Exercise goal: Copy word for word the lines in the records below, starting at the line with "Convert this chart to Apache ECharts code." and ending at the line with "const gridColor = '#8c8c8c'". Skip the pictures.

Collected data
* * *
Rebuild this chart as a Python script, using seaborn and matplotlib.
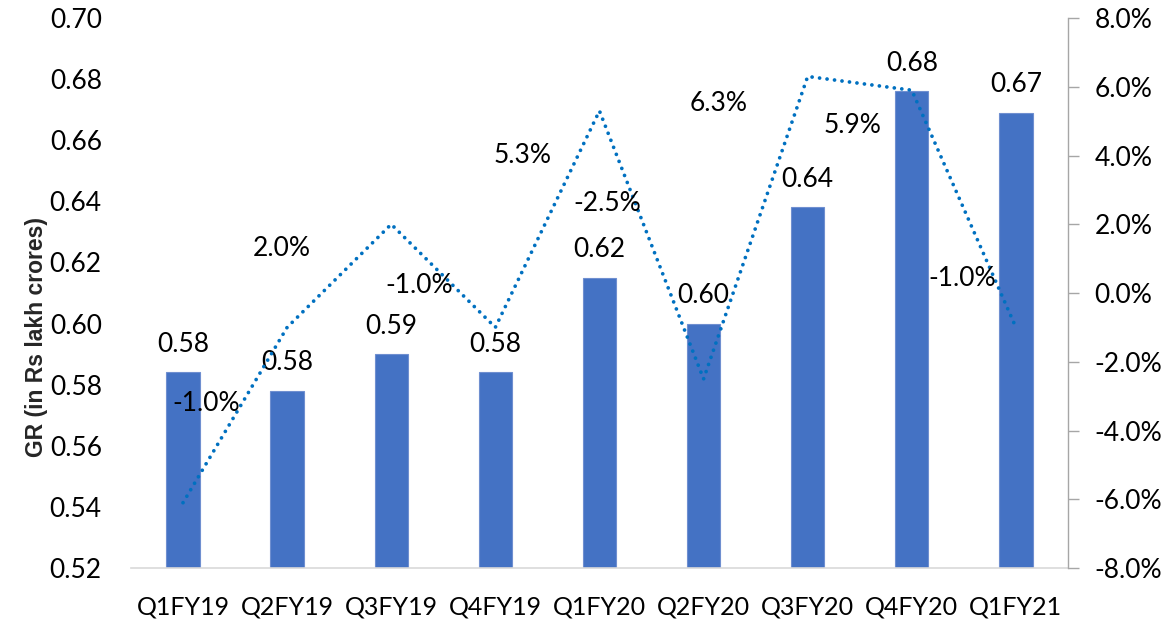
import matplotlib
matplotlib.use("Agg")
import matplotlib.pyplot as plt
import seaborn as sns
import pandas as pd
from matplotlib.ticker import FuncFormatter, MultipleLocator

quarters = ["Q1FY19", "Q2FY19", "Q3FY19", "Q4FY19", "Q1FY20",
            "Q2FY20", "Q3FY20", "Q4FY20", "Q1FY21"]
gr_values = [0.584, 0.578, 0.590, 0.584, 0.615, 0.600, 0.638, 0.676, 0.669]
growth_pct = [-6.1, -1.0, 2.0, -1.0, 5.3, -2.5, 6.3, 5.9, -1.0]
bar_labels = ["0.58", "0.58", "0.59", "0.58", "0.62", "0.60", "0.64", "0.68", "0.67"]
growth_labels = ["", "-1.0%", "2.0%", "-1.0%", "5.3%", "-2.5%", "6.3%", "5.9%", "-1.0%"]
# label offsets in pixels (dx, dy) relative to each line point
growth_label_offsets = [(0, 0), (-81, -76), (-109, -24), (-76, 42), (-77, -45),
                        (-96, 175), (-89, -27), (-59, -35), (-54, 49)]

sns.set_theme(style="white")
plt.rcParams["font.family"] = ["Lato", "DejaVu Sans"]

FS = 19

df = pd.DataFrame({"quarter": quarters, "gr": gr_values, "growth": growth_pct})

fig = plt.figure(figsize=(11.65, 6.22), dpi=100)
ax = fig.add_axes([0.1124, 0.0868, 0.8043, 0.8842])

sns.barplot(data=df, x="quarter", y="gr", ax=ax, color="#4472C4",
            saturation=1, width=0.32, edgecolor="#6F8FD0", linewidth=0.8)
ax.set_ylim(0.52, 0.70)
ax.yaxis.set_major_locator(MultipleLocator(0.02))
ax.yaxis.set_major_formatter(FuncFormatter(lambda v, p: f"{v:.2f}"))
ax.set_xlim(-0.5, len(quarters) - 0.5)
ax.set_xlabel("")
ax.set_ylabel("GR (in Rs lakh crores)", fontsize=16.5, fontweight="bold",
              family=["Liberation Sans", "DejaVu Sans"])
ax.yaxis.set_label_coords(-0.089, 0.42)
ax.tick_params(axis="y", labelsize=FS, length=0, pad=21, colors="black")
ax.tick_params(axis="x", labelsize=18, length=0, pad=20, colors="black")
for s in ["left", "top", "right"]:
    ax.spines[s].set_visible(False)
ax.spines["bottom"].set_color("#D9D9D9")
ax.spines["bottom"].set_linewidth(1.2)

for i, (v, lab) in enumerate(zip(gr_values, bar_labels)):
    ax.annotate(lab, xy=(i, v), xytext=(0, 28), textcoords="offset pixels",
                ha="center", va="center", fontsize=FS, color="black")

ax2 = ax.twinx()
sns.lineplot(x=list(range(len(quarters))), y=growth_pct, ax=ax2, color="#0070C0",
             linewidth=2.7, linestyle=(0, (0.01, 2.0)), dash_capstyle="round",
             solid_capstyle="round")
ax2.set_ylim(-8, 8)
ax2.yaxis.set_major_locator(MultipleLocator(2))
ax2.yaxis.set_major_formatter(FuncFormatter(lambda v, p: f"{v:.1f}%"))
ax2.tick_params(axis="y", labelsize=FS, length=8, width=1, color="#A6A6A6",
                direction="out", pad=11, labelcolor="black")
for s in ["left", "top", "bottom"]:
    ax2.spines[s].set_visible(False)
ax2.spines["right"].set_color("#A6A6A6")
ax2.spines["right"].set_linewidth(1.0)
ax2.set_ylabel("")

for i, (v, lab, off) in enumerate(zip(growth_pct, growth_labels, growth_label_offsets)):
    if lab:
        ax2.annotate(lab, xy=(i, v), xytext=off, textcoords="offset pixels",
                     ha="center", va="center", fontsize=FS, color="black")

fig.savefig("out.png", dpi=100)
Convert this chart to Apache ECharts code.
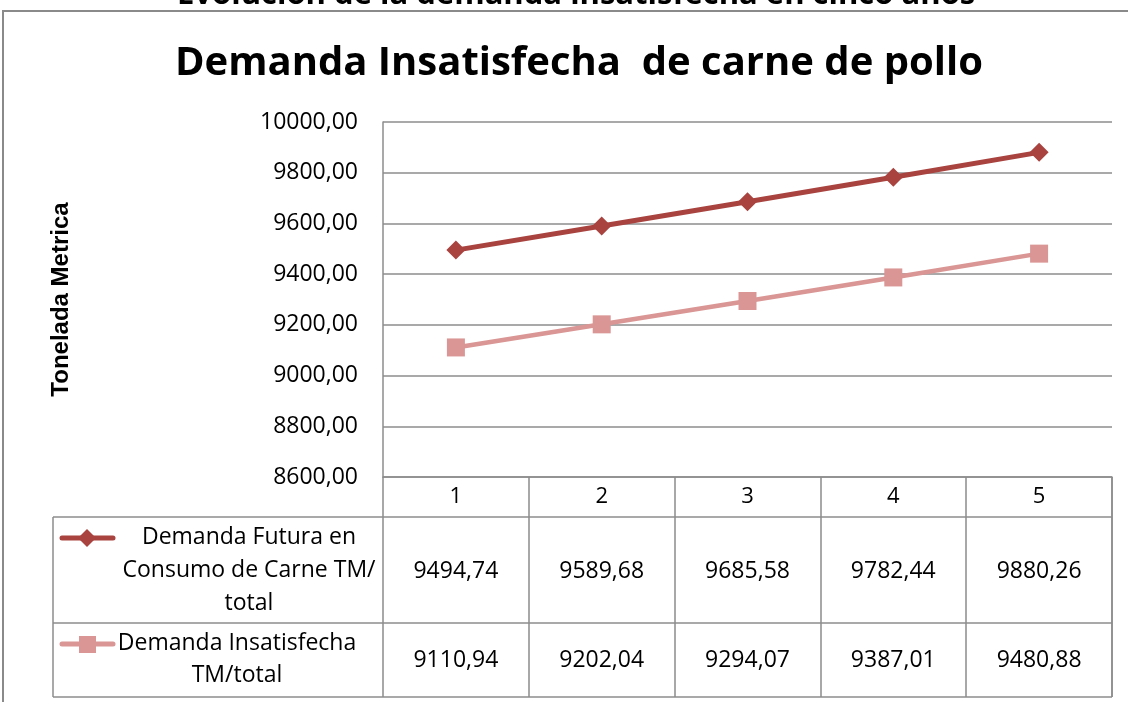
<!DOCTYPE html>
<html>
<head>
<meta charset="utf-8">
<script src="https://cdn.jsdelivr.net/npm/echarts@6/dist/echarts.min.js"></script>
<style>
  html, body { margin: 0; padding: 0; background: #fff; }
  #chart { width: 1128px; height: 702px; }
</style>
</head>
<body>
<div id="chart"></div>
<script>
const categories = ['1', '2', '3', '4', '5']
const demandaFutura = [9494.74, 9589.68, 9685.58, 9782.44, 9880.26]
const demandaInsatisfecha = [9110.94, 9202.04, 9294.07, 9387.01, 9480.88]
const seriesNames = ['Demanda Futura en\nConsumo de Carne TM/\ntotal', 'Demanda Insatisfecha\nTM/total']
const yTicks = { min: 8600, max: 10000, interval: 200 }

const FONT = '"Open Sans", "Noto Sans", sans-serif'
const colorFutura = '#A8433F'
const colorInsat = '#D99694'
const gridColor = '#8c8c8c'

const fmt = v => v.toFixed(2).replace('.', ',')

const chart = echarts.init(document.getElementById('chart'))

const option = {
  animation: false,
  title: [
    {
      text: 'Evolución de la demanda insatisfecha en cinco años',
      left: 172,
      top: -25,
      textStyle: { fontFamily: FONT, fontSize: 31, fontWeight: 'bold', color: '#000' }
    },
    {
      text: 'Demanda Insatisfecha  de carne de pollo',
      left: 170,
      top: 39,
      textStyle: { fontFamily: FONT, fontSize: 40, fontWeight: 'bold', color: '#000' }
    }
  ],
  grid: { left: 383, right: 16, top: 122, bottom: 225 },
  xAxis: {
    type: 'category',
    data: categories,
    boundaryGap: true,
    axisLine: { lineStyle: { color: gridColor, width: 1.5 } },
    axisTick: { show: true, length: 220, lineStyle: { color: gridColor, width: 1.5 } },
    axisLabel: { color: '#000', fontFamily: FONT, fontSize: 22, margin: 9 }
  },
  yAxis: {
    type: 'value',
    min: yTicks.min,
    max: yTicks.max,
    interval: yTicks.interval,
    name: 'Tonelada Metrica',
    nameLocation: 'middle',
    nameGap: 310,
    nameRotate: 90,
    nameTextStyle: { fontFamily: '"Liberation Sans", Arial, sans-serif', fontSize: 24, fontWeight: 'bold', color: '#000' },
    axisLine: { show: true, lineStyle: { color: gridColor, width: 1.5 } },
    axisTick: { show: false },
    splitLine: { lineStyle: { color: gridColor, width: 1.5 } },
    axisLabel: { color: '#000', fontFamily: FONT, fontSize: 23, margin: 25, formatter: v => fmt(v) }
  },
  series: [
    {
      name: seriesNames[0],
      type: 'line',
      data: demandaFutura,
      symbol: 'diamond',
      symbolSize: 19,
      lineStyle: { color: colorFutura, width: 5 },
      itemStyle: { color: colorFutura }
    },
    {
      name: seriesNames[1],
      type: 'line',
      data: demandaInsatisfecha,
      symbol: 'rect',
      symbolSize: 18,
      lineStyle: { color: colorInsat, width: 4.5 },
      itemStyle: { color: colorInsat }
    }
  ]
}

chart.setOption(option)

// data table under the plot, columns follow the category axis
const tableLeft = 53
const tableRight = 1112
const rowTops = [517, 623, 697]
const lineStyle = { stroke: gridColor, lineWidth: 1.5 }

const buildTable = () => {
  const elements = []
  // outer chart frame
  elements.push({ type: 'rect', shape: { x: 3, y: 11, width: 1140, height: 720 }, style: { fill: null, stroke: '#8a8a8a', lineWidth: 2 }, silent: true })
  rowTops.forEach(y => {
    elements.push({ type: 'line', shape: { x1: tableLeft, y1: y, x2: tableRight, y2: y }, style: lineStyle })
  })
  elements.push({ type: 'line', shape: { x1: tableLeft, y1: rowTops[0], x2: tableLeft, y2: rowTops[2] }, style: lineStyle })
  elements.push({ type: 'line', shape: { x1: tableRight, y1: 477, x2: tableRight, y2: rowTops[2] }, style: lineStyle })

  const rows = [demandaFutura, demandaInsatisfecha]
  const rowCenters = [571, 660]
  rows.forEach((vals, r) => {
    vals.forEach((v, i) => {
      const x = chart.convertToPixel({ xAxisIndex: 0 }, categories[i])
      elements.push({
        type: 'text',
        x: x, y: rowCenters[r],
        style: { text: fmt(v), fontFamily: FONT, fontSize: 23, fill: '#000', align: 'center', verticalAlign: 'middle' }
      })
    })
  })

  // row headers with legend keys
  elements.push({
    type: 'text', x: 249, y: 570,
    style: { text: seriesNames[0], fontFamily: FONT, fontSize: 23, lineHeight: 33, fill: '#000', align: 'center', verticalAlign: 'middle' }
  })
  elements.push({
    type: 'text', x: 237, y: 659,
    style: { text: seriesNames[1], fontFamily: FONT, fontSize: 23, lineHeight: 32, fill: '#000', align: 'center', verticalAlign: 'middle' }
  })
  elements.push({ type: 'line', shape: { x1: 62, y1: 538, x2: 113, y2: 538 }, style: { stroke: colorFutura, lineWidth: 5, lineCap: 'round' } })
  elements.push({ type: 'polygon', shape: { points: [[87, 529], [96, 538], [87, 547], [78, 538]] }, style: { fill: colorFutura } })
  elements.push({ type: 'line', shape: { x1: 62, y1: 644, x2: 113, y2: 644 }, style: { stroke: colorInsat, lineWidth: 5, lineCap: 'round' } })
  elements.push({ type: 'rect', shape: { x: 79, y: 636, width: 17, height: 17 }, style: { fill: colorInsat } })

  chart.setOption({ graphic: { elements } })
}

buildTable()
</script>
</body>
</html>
* * *
Written answer:
Convert this chart to Apache ECharts code.
<!DOCTYPE html>
<html>
<head>
<meta charset="utf-8">
<script src="https://cdn.jsdelivr.net/npm/echarts@6/dist/echarts.min.js"></script>
<style>
  html, body { margin: 0; padding: 0; background: #fff; }
  #chart { width: 1128px; height: 702px; }
</style>
</head>
<body>
<div id="chart"></div>
<script>
const categories = ['1', '2', '3', '4', '5']
const demandaFutura = [9494.74, 9589.68, 9685.58, 9782.44, 9880.26]
const demandaInsatisfecha = [9110.94, 9202.04, 9294.07, 9387.01, 9480.88]
const seriesNames = ['Demanda Futura en\nConsumo de Carne TM/\ntotal', 'Demanda Insatisfecha\nTM/total']
const yTicks = { min: 8600, max: 10000, interval: 200 }

const FONT = '"Open Sans", "Noto Sans", sans-serif'
const colorFutura = '#A8433F'
const colorInsat = '#D99694'
const gridColor = '#8c8c8c'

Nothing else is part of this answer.